Task requirements:
Do not copy the pictures. Write out the lines from the start of the entries through the line containing "width=1.3pt, ellipse, minimum".

Data lines:
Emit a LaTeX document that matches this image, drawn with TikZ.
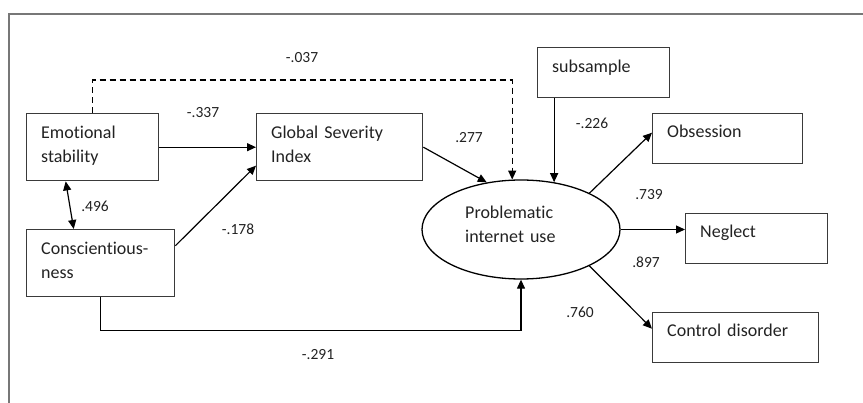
\documentclass[tikz,border=0pt]{standalone}
\usepackage{fontspec}
\setmainfont{Carlito}[Ligatures={NoCommon}]
\usetikzlibrary{arrows.meta,shapes.geometric}
\definecolor{boxc}{HTML}{3A3A3A}
\definecolor{txtc}{HTML}{222222}
\definecolor{framec}{HTML}{777777}
\tikzset{
  boxnode/.style={draw=boxc, line width=1.4pt, rectangle, anchor=north west, inner sep=0pt},
  boxtext/.style={anchor=base west, inner sep=0pt, text=txtc, font=\fontsize{18}{24}\selectfont, align=left, text width=160pt},
  coef/.style={inner sep=0pt, text=txtc, font=\fontsize{15.5}{17}\selectfont},
  conn/.style={draw=black, line width=1.2pt, -{Triangle[length=9pt,width=8pt]}},
}
\begin{document}
\begin{tikzpicture}[x=1pt,y=-1pt]
\useasboundingbox (0,0) rectangle (863,403);
% frame (clipped at right and bottom)
\draw[framec, line width=2pt] (9,410) -- (9,14) -- (870,14);

% boxes
\node[boxnode, minimum width=132pt, minimum height=67pt] (es) at (26,113) {};
\node[boxnode, minimum width=166pt, minimum height=67pt] (gsi) at (256,113) {};
\node[boxnode, minimum width=148pt, minimum height=67pt] (cons) at (26,229) {};
\node[boxnode, minimum width=132pt, minimum height=50pt] (sub) at (537,47) {};
\node[boxnode, minimum width=150pt, minimum height=50pt] (obs) at (652,113) {};
\node[boxnode, minimum width=142pt, minimum height=50pt] (neg) at (685,213) {};
\node[boxnode, minimum width=166pt, minimum height=50pt] (ctrl) at (652,312) {};
\node[draw=black, line width=1.3pt, ellipse, minimum width=198pt, minimum height=99pt, inner sep=0pt] (pr) at (521,229.5) {};

% box texts
\node[boxtext] (tes) at (41,139) {Emotional\\stability};
\node[boxtext] (tgsi) at (271,139) {Global Severity\\Index};
\node[boxtext] (tcons) at (41,255) {Conscientious-\\ness};
\node[boxtext] (tsub) at (552,73) {subsample};
\node[boxtext] (tobs) at (667,138) {Obsession};
\node[boxtext] (tneg) at (700,238) {Neglect};
\node[boxtext] (tctrl) at (667,337) {Control disorder};
\node[boxtext] (tpr) at (465,219) {Problematic\\internet use};

% connectors
\coordinate (dtop) at (0,80);
\draw[conn, dashed, dash pattern=on 6pt off 4pt] (es.north) -- (es.north |- dtop) -| (pr.100.3);
\draw[conn] (es.east |- gsi.west) -- (gsi.west);
\draw[conn] ([yshift=17.5pt]cons.east) -- ([yshift=-18.5pt]gsi.west);
\draw[draw=black, line width=1.2pt, {Triangle[length=9pt,width=8pt]}-{Triangle[length=9pt,width=8pt]}] ([xshift=-27pt]es.south) -- ([xshift=-27pt]cons.north);
\draw[conn] (cons.south) -- ++(0,33) -| (pr.south);
\draw[conn] (gsi.east) -- (pr.126);
\draw[conn] (pr.55.6 |- sub.south) -- (pr.55.6);
\draw[conn] (pr.28.5) -- ([yshift=6pt]obs.west);
\draw[conn] (pr.east) -- (pr.east -| neg.west);
\draw[conn] (pr.-28.5) -- ([yshift=9pt]ctrl.west);

% coefficients
\node[coef] (c1) at (302,58) {-.037};
\node[coef] (c2) at (203,113) {-.337};
\node[coef] (c3) at (95,206) {.496};
\node[coef] (c4) at (238,229) {-.178};
\node[coef] (c5) at (318,355) {-.291};
\node[coef] (c6) at (469,138) {.277};
\node[coef] (c7) at (592,123) {-.226};
\node[coef] (c8) at (649,195) {.739};
\node[coef] (c9) at (646,262) {.897};
\node[coef] (c10) at (580,312) {.760};
\end{tikzpicture}
\end{document}
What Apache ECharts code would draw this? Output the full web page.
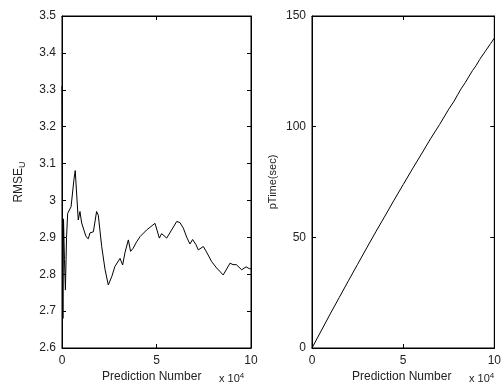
<!DOCTYPE html>
<html><head><meta charset="utf-8">
<script src="https://cdn.jsdelivr.net/npm/echarts@6/dist/echarts.min.js"></script>
<style>html,body{margin:0;padding:0;background:#fff}#c{width:504px;height:387px}</style>
</head><body><div id="c"></div>
<script>
// Left panel: RMSE_U vs prediction number
const rmseX = [0,100,300,500,800,1300,1800,2400,3000,4800,5600,6300,7000,8600,9500,10400,12700,13900,14800,16600,18300,19200,21000,22800,24500,26300,28000,29000,30700,32100,33300,35100,36300,37600,39500,41300,44800,49200,51500,52700,55400,58000,60700,62400,64200,66000,67700,69100,70900,72100,74800,76500,79200,81800,85300,88900,90500,92200,95100,97400,99100,100000];
const rmseY = [3.31,3.15,2.90,2.68,2.95,2.84,2.757,2.90,2.965,2.983,2.98,3.056,3.081,2.947,2.97,2.939,2.902,2.896,2.912,2.915,2.970,2.96,2.875,2.812,2.771,2.793,2.821,2.817,2.843,2.825,2.858,2.893,2.862,2.87,2.888,2.902,2.92,2.938,2.898,2.91,2.898,2.92,2.943,2.94,2.925,2.90,2.882,2.894,2.88,2.866,2.875,2.86,2.834,2.817,2.798,2.830,2.826,2.826,2.812,2.82,2.815,2.815];
// Right panel: pTime(sec) vs prediction number
const timeX = [0,5000,10000,15000,20000,25000,30000,35000,40000,45000,50000,55000,60000,65000,70000,75000,78000,80000,82000,84000,86000,88000,90000,92000,95000,98000,100000];
const timeY = [0,7.7,15.4,22.9,30.4,37.8,45.2,52.5,59.6,66.8,73.8,80.8,87.6,94.5,101,107.9,111.6,114.6,117.4,119.8,122.6,125.3,127.6,130.4,134,137.6,140];
const xTicks = [0,50000,100000];
const leftYTicks = [2.6,2.7,2.8,2.9,3.0,3.1,3.2,3.3,3.4,3.5];
const rightYTicks = [0,50,100,150];

const font = 'Liberation Sans, Arial, sans-serif';
const txt = '#222';
function xAx(g, pos, lab){
  return {gridIndex:g,type:'value',position:pos,min:xTicks[0],max:xTicks[xTicks.length-1],interval:xTicks[1]-xTicks[0],
    axisLine:{show:true,onZero:false,lineStyle:{color:'#000',width:1}},
    axisTick:{show:true,inside:true,length:4,lineStyle:{color:'#000'}},
    axisLabel:{show:lab,margin:7,color:txt,fontFamily:font,fontSize:12,formatter:v=>String(v/10000)},
    splitLine:{show:false}};
}
function yAx(g, pos, lab, ticks){
  return {gridIndex:g,type:'value',position:pos,min:ticks[0],max:ticks[ticks.length-1],interval:+(ticks[1]-ticks[0]).toFixed(6),
    axisLine:{show:true,onZero:false,lineStyle:{color:'#000',width:1}},
    axisTick:{show:true,inside:true,length:4,lineStyle:{color:'#000'}},
    axisLabel:{show:lab,margin:6,color:txt,fontFamily:font,fontSize:12,formatter:v=>String(+v.toFixed(1))},
    splitLine:{show:false}};
}
const chart = echarts.init(document.getElementById('c'),null,{renderer:'canvas'});
chart.setOption({
  animation:false,
  backgroundColor:'#fff',
  grid:[{left:62,top:16,width:189,height:332,show:true,borderColor:'#000',borderWidth:1,backgroundColor:'transparent'},
        {left:312,top:16,width:189,height:332,show:true,borderColor:'#000',borderWidth:1,backgroundColor:'transparent'}],
  xAxis:[xAx(0,'bottom',true),xAx(0,'top',false),xAx(1,'bottom',true),xAx(1,'top',false)],
  yAxis:[yAx(0,'left',true,leftYTicks),yAx(0,'right',false,leftYTicks),yAx(1,'left',true,rightYTicks),yAx(1,'right',false,rightYTicks)],
  series:[
    {type:'line',xAxisIndex:0,yAxisIndex:0,data:rmseX.map((x,i)=>[x,rmseY[i]]),showSymbol:false,lineStyle:{color:'#000',width:1},clip:true},
    {type:'line',xAxisIndex:2,yAxisIndex:2,data:timeX.map((x,i)=>[x,timeY[i]]),showSymbol:false,lineStyle:{color:'#000',width:1},clip:true},
    {type:'line',xAxisIndex:1,yAxisIndex:1,data:[],showSymbol:false},
    {type:'line',xAxisIndex:3,yAxisIndex:3,data:[],showSymbol:false}
  ],
  graphic:[
    {type:'text',left:102,top:371,style:{text:'Prediction Number',font:'12px '+font,fill:txt}},
    {type:'text',left:352,top:371,style:{text:'Prediction Number',font:'12px '+font,fill:txt}},
    {type:'text',left:219,top:372,style:{rich:{a:{fontSize:11,fontFamily:font,fill:txt,padding:[6,0,0,0]},s:{fontSize:8,fontFamily:font,fill:txt}},text:'{a|x 10}{s|4}'}},
    {type:'text',left:469,top:372,style:{rich:{a:{fontSize:11,fontFamily:font,fill:txt,padding:[6,0,0,0]},s:{fontSize:8,fontFamily:font,fill:txt}},text:'{a|x 10}{s|4}'}},
    {type:'text',x:19,y:182,rotation:Math.PI/2,style:{rich:{a:{fontSize:12,fontFamily:font,fill:txt},s:{fontSize:9,fontFamily:font,fill:txt,padding:[8,0,0,0]}},text:'{a|RMSE}{s|U}',align:'center',verticalAlign:'middle'}},
    {type:'text',x:273,y:182,rotation:Math.PI/2,style:{text:'pTime(sec)',font:'11px '+font,fill:txt,align:'center',verticalAlign:'middle'}}
  ]
});
</script></body></html>
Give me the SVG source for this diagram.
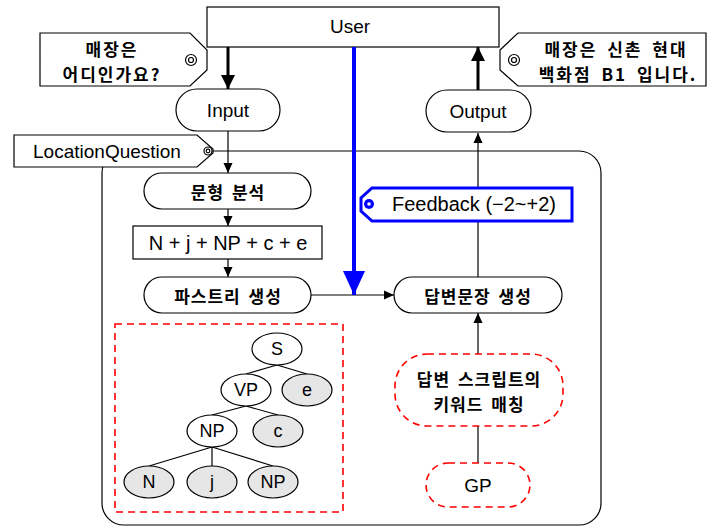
<svg xmlns="http://www.w3.org/2000/svg" width="722" height="527" viewBox="0 0 722 527">
<style>
.t{font-family:"Liberation Sans","Noto Sans CJK KR",sans-serif;font-size:19px;fill:#000;text-anchor:middle;dominant-baseline:central}
.s{font-family:"Liberation Sans",sans-serif;font-size:18px;fill:#000;text-anchor:middle;dominant-baseline:central}
.k{font-family:"Noto Sans CJK KR","Liberation Sans",sans-serif;font-size:17px;font-weight:bold;fill:#000;text-anchor:middle;dominant-baseline:central;letter-spacing:1px;word-spacing:3px}
.kc{font-family:"Noto Sans CJK KR","Liberation Sans",sans-serif;font-size:17px;font-weight:bold;fill:#000;text-anchor:middle;dominant-baseline:central;letter-spacing:2px;word-spacing:4px}
.n{fill:#fff;stroke:#000;stroke-width:1.2}
.g{fill:#e6e6e6;stroke:#000;stroke-width:1.2}
.d{fill:#fff;stroke:#ff0000;stroke-width:1.6;stroke-dasharray:7,5}
.c{fill:none;stroke:#000;stroke-width:1.2}
</style>
<defs>
<marker id="a" markerUnits="userSpaceOnUse" markerWidth="10" markerHeight="10" refX="10" refY="5" orient="auto"><path d="M0,0.5 L10,5 L0,9.5 z" fill="#000"/></marker>
<marker id="b" markerUnits="userSpaceOnUse" markerWidth="14" markerHeight="16" refX="14" refY="8" orient="auto"><path d="M0,1 L14,8 L0,15 z" fill="#000"/></marker>
<marker id="bl" markerUnits="userSpaceOnUse" markerWidth="24" markerHeight="24" refX="24" refY="12" orient="auto"><path d="M0,1 L24,12 L0,23 z" fill="#0000ff"/></marker>
</defs>

<g id="container">
<rect x="102" y="151" width="499" height="374" rx="22" fill="#fff" stroke="#000" stroke-width="1.2"/>
</g>

<g id="connectors">
<line x1="228" y1="47" x2="228" y2="89" stroke="#000" stroke-width="3" marker-end="url(#b)"/>
<line x1="228" y1="131" x2="228" y2="173" class="c" marker-end="url(#a)"/>
<line x1="228" y1="209" x2="228" y2="226" class="c" marker-end="url(#a)"/>
<line x1="228" y1="259" x2="228" y2="277" class="c" marker-end="url(#a)"/>
<line x1="311" y1="295" x2="394" y2="295" class="c" marker-end="url(#a)"/>
<line x1="478" y1="277" x2="478" y2="133" class="c" marker-end="url(#a)"/>
<line x1="478" y1="354" x2="478" y2="313" class="c" marker-end="url(#a)"/>
<line x1="478" y1="463" x2="478" y2="426" class="c"/>
<line x1="478" y1="90" x2="478" y2="47" stroke="#000" stroke-width="3" marker-end="url(#b)"/>
<line x1="196" y1="60" x2="207" y2="60" class="c"/>
<line x1="500" y1="60" x2="509" y2="60" class="c"/>
<line x1="277" y1="365" x2="246" y2="374" class="c"/>
<line x1="277" y1="365" x2="307" y2="374" class="c"/>
<line x1="246" y1="406" x2="212" y2="415" class="c"/>
<line x1="246" y1="406" x2="278" y2="415" class="c"/>
<line x1="212" y1="447" x2="149" y2="466" class="c"/>
<line x1="212" y1="447" x2="212" y2="466" class="c"/>
<line x1="212" y1="447" x2="273" y2="466" class="c"/>
</g>

<g id="user">
<rect x="207" y="7" width="292" height="40" class="n"/>
<text x="350" y="26" class="t">User</text>
</g>

<g id="callout-left">
<polygon points="40,33 190,33 207,50 207,70 190,86 40,86" class="n"/>
<circle cx="191" cy="60" r="5.5" class="n"/>
<circle cx="191" cy="60" r="2.5" class="n"/>
<text x="112" y="48" class="kc">매장은</text>
<text x="112" y="73" class="kc">어디인가요?</text>
</g>

<g id="callout-right">
<polygon points="518,33 706,33 706,86 518,86 500,70 500,50" class="n"/>
<circle cx="514" cy="60" r="5.5" class="n"/>
<circle cx="514" cy="60" r="2.5" class="n"/>
<text x="616" y="48" class="kc">매장은 신촌 현대</text>
<text x="618" y="73" class="kc">백화점 B1 입니다.</text>
</g>

<g id="input">
<rect x="176" y="89" width="104" height="42" rx="21" class="n"/>
<text x="228" y="110" class="t">Input</text>
</g>

<g id="output">
<rect x="426" y="90" width="105" height="42" rx="21" class="n"/>
<text x="478" y="111" class="t">Output</text>
</g>

<g id="location-question">
<polygon points="14,135 197,135 213,149 213,153 197,167 14,167" class="n"/>
<circle cx="208" cy="151" r="4" class="n"/>
<circle cx="208" cy="151" r="1.8" class="n"/>
<text x="107" y="151" class="t">LocationQuestion</text>
</g>

<g id="sentence-analysis">
<rect x="144" y="173" width="167" height="36" rx="18" class="n"/>
<text x="228" y="191" class="k">문형 분석</text>
</g>

<g id="pattern">
<rect x="133" y="226" width="189" height="33" class="n"/>
<text x="228" y="243" class="t" style="font-size:20px">N + j + NP + c + e</text>
</g>

<g id="parse-tree-gen">
<rect x="144" y="277" width="167" height="36" rx="18" class="n"/>
<text x="228" y="295" class="k">파스트리 생성</text>
</g>

<g id="answer-gen">
<rect x="394" y="277" width="168" height="36" rx="18" class="n"/>
<text x="478" y="295" class="k">답변문장 생성</text>
</g>

<g id="feedback-arrow">
<line x1="354" y1="47" x2="354" y2="295" stroke="#0000ff" stroke-width="4" marker-end="url(#bl)"/>
</g>

<g id="feedback">
<polygon points="372,188 572,188 572,221 372,221 361,211 361,198" fill="#fff" stroke="#0000ff" stroke-width="3"/>
<circle cx="369" cy="204" r="5" fill="#0000ff"/>
<circle cx="369" cy="204" r="1.8" fill="#fff"/>
<text x="474" y="204" class="t" style="font-size:20px">Feedback (−2~+2)</text>
</g>

<g id="tree-box">
<rect x="115" y="324" width="228" height="188" fill="none" stroke="#ff0000" stroke-width="1.6" stroke-dasharray="7,5"/>
</g>

<g id="tree-S"><ellipse cx="277" cy="349" rx="25" ry="16" class="n"/><text x="277" y="349" class="s">S</text></g>
<g id="tree-VP"><ellipse cx="246" cy="390" rx="25" ry="16" class="n"/><text x="246" y="390" class="s">VP</text></g>
<g id="tree-e"><ellipse cx="307" cy="390" rx="25" ry="16" class="g"/><text x="307" y="390" class="s">e</text></g>
<g id="tree-NP1"><ellipse cx="212" cy="431" rx="25" ry="16" class="n"/><text x="212" y="431" class="s">NP</text></g>
<g id="tree-c"><ellipse cx="278" cy="431" rx="25" ry="16" class="g"/><text x="278" y="431" class="s">c</text></g>
<g id="tree-N"><ellipse cx="149" cy="482" rx="25" ry="16" class="g"/><text x="149" y="482" class="s">N</text></g>
<g id="tree-j"><ellipse cx="212" cy="482" rx="25" ry="16" class="g"/><text x="212" y="482" class="s">j</text></g>
<g id="tree-NP2"><ellipse cx="273" cy="482" rx="25" ry="16" class="g"/><text x="273" y="482" class="s">NP</text></g>

<g id="keyword-match">
<rect x="395" y="354" width="168" height="72" rx="32" class="d"/>
<text x="479" y="378" class="k">답변 스크립트의</text>
<text x="479" y="403" class="k">키워드 매칭</text>
</g>

<g id="gp">
<rect x="426" y="463" width="104" height="44" rx="22" class="d"/>
<text x="478" y="485" class="t">GP</text>
</g>
</svg>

Answer to the task:
Emit a LaTeX document that matches this image, drawn with TikZ.
\documentclass[tikz,border=0pt]{standalone}
\usepackage{fontspec}
\setmainfont{Carlito}[Ligatures={NoCommon}]
\usetikzlibrary{arrows.meta,shapes.geometric}
\definecolor{boxc}{HTML}{3A3A3A}
\definecolor{txtc}{HTML}{222222}
\definecolor{framec}{HTML}{777777}
\tikzset{
  boxnode/.style={draw=boxc, line width=1.4pt, rectangle, anchor=north west, inner sep=0pt},
  boxtext/.style={anchor=base west, inner sep=0pt, text=txtc, font=\fontsize{18}{24}\selectfont, align=left, text width=160pt},
  coef/.style={inner sep=0pt, text=txtc, font=\fontsize{15.5}{17}\selectfont},
  conn/.style={draw=black, line width=1.2pt, -{Triangle[length=9pt,width=8pt]}},
}
\begin{document}
\begin{tikzpicture}[x=1pt,y=-1pt]
\useasboundingbox (0,0) rectangle (863,403);
% frame (clipped at right and bottom)
\draw[framec, line width=2pt] (9,410) -- (9,14) -- (870,14);

% boxes
\node[boxnode, minimum width=132pt, minimum height=67pt] (es) at (26,113) {};
\node[boxnode, minimum width=166pt, minimum height=67pt] (gsi) at (256,113) {};
\node[boxnode, minimum width=148pt, minimum height=67pt] (cons) at (26,229) {};
\node[boxnode, minimum width=132pt, minimum height=50pt] (sub) at (537,47) {};
\node[boxnode, minimum width=150pt, minimum height=50pt] (obs) at (652,113) {};
\node[boxnode, minimum width=142pt, minimum height=50pt] (neg) at (685,213) {};
\node[boxnode, minimum width=166pt, minimum height=50pt] (ctrl) at (652,312) {};
\node[draw=black, line width=1.3pt, ellipse, minimum width=198pt, minimum height=99pt, inner sep=0pt] (pr) at (521,229.5) {};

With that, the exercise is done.